My nonlinearity is given by $|u|^2u$, and thus I want to show that for two functions $u,v \in D_{\mathcal{L}}$ that \begin{equation} ||( |u|^2u - v|v|^2)||_{L^2} \leq K||u-v||_{L^2}, \end{equation} where $K$ is either a constant defined for all $u,v \in D_\mathcal{L}$ (globally Lipschitz) or $K$ is a constant that is dependent on each $u,v$ chosen (locally Lipschitz).
I thinking of perhaps using this inequality?
\begin{equation} |u|u|^2 - v |v|^2| \leq 3(|u|^2 - |v|^2)|u-v|. \end{equation}
The map $F(u) = |u|^2 u$ is homogeneous of degree 3, meaning $F(\lambda u) = \lambda^3 u$ for all positive scalars $\lambda$. A homogeneous map cannot be globally Lipschitz unless the degree of homogeneity is $1$. Indeed, $\lambda\mapsto \lambda ^d$ is not Lipschitz on $(0, \infty)$ unless $d=1$.
The best one can hope for is an inequality of the form $$ \|F(u)-F(v)\| \leq L(\|u\|+\|v\|)^{d-1}\|u-v\| \tag1$$ where $d$ is the degree of homogeneity.
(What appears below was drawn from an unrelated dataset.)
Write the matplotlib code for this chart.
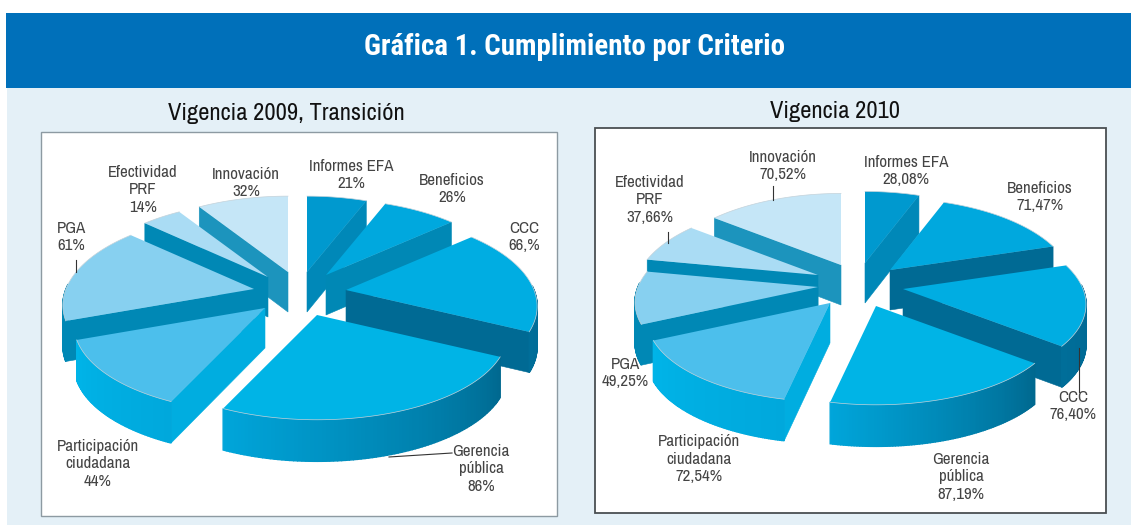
import numpy as np
import matplotlib
matplotlib.use("Agg")
import matplotlib.pyplot as plt
from matplotlib.patches import Polygon, Rectangle
from matplotlib.colors import to_rgb
from matplotlib import font_manager as fm

# ---- data ----
criteria = ["Informes EFA", "Beneficios", "CCC", "Gerencia\npública", "Participación\nciudadana",
            "PGA", "Efectividad\nPRF", "Innovación"]
values_2009 = [21, 26, 66, 86, 44, 61, 14, 32]
values_2010 = [28.08, 71.47, 76.40, 87.19, 72.54, 49.25, 37.66, 70.52]
texts_2009 = ["21%", "26%", "66,%", "86%", "44%", "61%", "14%", "32%"]
texts_2010 = ["28,08%", "71,47%", "76,40%", "87,19%", "72,54%", "49,25%", "37,66%", "70,52%"]
title_main = "Gráfica 1. Cumplimiento por Criterio"
title_2009 = "Vigencia 2009, Transición"
title_2010 = "Vigencia 2010"

# ---- styles / layout ----
W, H = 1131, 529
top_colors = ["#0099cf", "#00a8de", "#00ade2", "#00b4e6", "#4cbfec", "#87d0f0", "#aadcf4", "#c5e6f7"]
edge_colors = ["#0088b8", "#0088b5", "#006a94", "#0088b5", "#00ade0", "#0088b5", "#0088b5", "#1c94bd"]
wall_ramps = [("#0088b8", "#0088b8"), ("#0090c0", "#0090c0"), ("#006e99", "#006490"),
              ("#00a5da", "#00688f"), ("#00b4e8", "#00a8dc"), ("#0088b5", "#0088b5"),
              ("#0088b5", "#0088b5"), ("#1c94bd", "#1c94bd")]
edge_2010 = list(edge_colors)
edge_2010[1] = "#006a94"

apex_2009 = [(307, 272), (326, 275), (346, 290), (317, 315), (265, 308), (254, 289), (268, 277), (288, 272)]
apex_2010 = [(865, 263), (890, 270), (903, 289), (876, 306), (830, 303), (818, 287), (818, 275), (841, 265)]
label_2009 = [(351, 175), (452, 189), (524, 237), (481, 469), (98, 464), (71, 237), (143, 190), (246, 183)]
label_2010 = [(906, 171), (1040, 197), (1073, 406), (961, 477), (699, 459), (625, 373), (650, 200), (783, 166)]
leaders = [((452, 453), (389, 457)), ((76, 260), (76, 272)), ((772.6, 186), (772.6, 200)),
           ((668, 232), (668, 243)), ((1079, 348), (1079, 392))]

installed = {f.name for f in fm.fontManager.ttflist}
narrow = [n for n in ("Liberation Sans Narrow", "Archivo Narrow", "Roboto Condensed", "Open Sans Condensed")
          if n in installed]
FONT = narrow + ["Liberation Sans"]
bold = [n for n in narrow if any(f.name == n and int(f.weight) >= 700 for f in fm.fontManager.ttflist)]
BOLD_FONT = bold + ["Liberation Sans"]

PERSP_X = 0.18
PERSP_Y = 0.16


def project(ax_pt, theta, r, rx, ry, z=0.0, depth=0.0):
    """theta in radians, clockwise from the top; perspective shrinks the far side."""
    u, v = r * np.sin(theta), r * np.cos(theta)
    sx = 1.0 / (1.0 + PERSP_X * v)
    sy = 1.0 / (1.0 + PERSP_Y * v)
    return ax_pt[0] + rx * u * sx, ax_pt[1] - ry * v * sy + z * depth * (1 - 0.04 * v)


def mix(c0, c1, t):
    a, b = np.array(to_rgb(c0)), np.array(to_rgb(c1))
    return tuple(a + (b - a) * t)


def draw_pie(ax, values, apexes, rx, ry, depth, edges, base_z):
    vals = np.asarray(values, float)
    cum = np.concatenate([[0], np.cumsum(vals)]) / vals.sum() * 2 * np.pi
    order = sorted(range(len(vals)), key=lambda i: -np.cos((cum[i] + cum[i + 1]) / 2))
    for rank, i in enumerate(order):
        t0, t1 = cum[i], cum[i + 1]
        a = apexes[i]
        z = base_z + rank * 0.01
        ts = np.linspace(t0, t1, 90)
        for th, visible in ((t0, np.sin(t0) < -1e-6), (t1, np.sin(t1) > 1e-6)):
            if visible:
                p = [project(a, th, 0, rx, ry), project(a, th, 1, rx, ry),
                     project(a, th, 1, rx, ry, 1, depth), project(a, th, 0, rx, ry, 1, depth)]
                ax.add_patch(Polygon(p, closed=True, fc=edges[i], ec=edges[i], lw=0.4, zorder=z))
        c0, c1 = wall_ramps[i]
        for j in range(len(ts) - 1):
            m = (ts[j] + ts[j + 1]) / 2
            if np.cos(m) < 0.05:
                frac = j / (len(ts) - 2)
                col = mix(c1, c0, frac)
                p = [project(a, ts[j], 1, rx, ry), project(a, ts[j + 1], 1, rx, ry),
                     project(a, ts[j + 1], 1, rx, ry, 1, depth), project(a, ts[j], 1, rx, ry, 1, depth)]
                ax.add_patch(Polygon(p, closed=True, fc=col, ec=col, lw=1.0, zorder=z + 0.001))
        arc = [project(a, th, 1, rx, ry) for th in ts]
        ax.add_patch(Polygon([a] + arc, closed=True, fc=top_colors[i], ec="none", zorder=z + 0.002))
        xs, ys = zip(*arc)
        ax.plot(xs, ys, color="#c4d2da", lw=0.5, zorder=z + 0.003)


def draw_labels(ax, positions, texts):
    for name, txt, (x, y) in zip(criteria, texts, positions):
        ax.text(x, y, f"{name}\n{txt}", ha="center", va="center", family=FONT, fontsize=12.2,
                color="#444444", linespacing=1.17, zorder=50)


fig = plt.figure(figsize=(W / 100, H / 100), dpi=100, facecolor="white")
ax = fig.add_axes([0, 0, 1, 1])
ax.set_xlim(0, W)
ax.set_ylim(H, 0)
ax.axis("off")

ax.add_patch(Rectangle((7, 88), W - 7, 437, fc="#e4f0f7", ec="none", zorder=0))
ax.add_patch(Rectangle((6, 13), W - 6, 75, fc="#0070ba", ec="none", zorder=1))
ax.text(575, 44, title_main, ha="center", va="center_baseline", family=BOLD_FONT, weight="bold",
        fontsize=20.8, color="white", zorder=2)
ax.text(286, 112, title_2009, ha="center", va="center_baseline", family=FONT, fontsize=17.6, color="#111111", zorder=2)
ax.text(835, 109, title_2010, ha="center", va="center_baseline", family=FONT, fontsize=17.6, color="#111111", zorder=2)

ax.add_patch(Rectangle((41, 131.5), 516, 384.5, fc="white", ec="#8d9aa2", lw=1.0, zorder=2))
ax.add_patch(Rectangle((594.5, 128), 511, 385, fc="white", ec="#4a4f52", lw=1.3, zorder=2))

draw_pie(ax, values_2009, apex_2009, 188, 88, 40, edge_colors, 5)
draw_pie(ax, values_2010, apex_2010, 180, 83, 40, edge_2010, 5)
draw_labels(ax, label_2009, texts_2009)
draw_labels(ax, label_2010, texts_2010)
for (p, q) in leaders:
    ax.plot([p[0], q[0]], [p[1], q[1]], color="#333333", lw=0.8, zorder=40)

fig.savefig("out.png", dpi=100)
Both sides of (1) are homogeneous of degree $d$; thus we can divide both $u, v$ by the same constant, reducing the problem to the case $\|u\|, \|v\|\le 1$. In other words: if $F$ is degree $d$ homogeneous and Lipschitz on the unit ball, then it satisfies (1).
Unfortunately, $F(u)=|u|^2u$ does not satisfy any such bound in the $L^2$ norm. Consider the function on the interval $[0, 1]$ given by $$ u_\epsilon (t) = (t+\epsilon )^{-1/3}, \quad \epsilon>0 $$ It is smooth, is in $L^2$ and its $L^2$ norm stays bounded as $\epsilon \to0$. Yet, the $L^2$ norm of $|u_\epsilon|^2u_\epsilon$ blows up as $\epsilon\to 0$.
A similar example for $H^1$ norm can be obtained by increasing the exponent by $1$ (this will be taken out by the derivative): $$ u_\epsilon (t) = (t+\epsilon )^{2/3}, \quad \epsilon>0 $$
Or, one can put $\epsilon$ in the exponent in such a way that it will produce blow up for $F(u)$ but not for $u$. This kind of example can be turned into an $H^1_0([-1, 1])$ function by multiplying it with a smooth cut-off.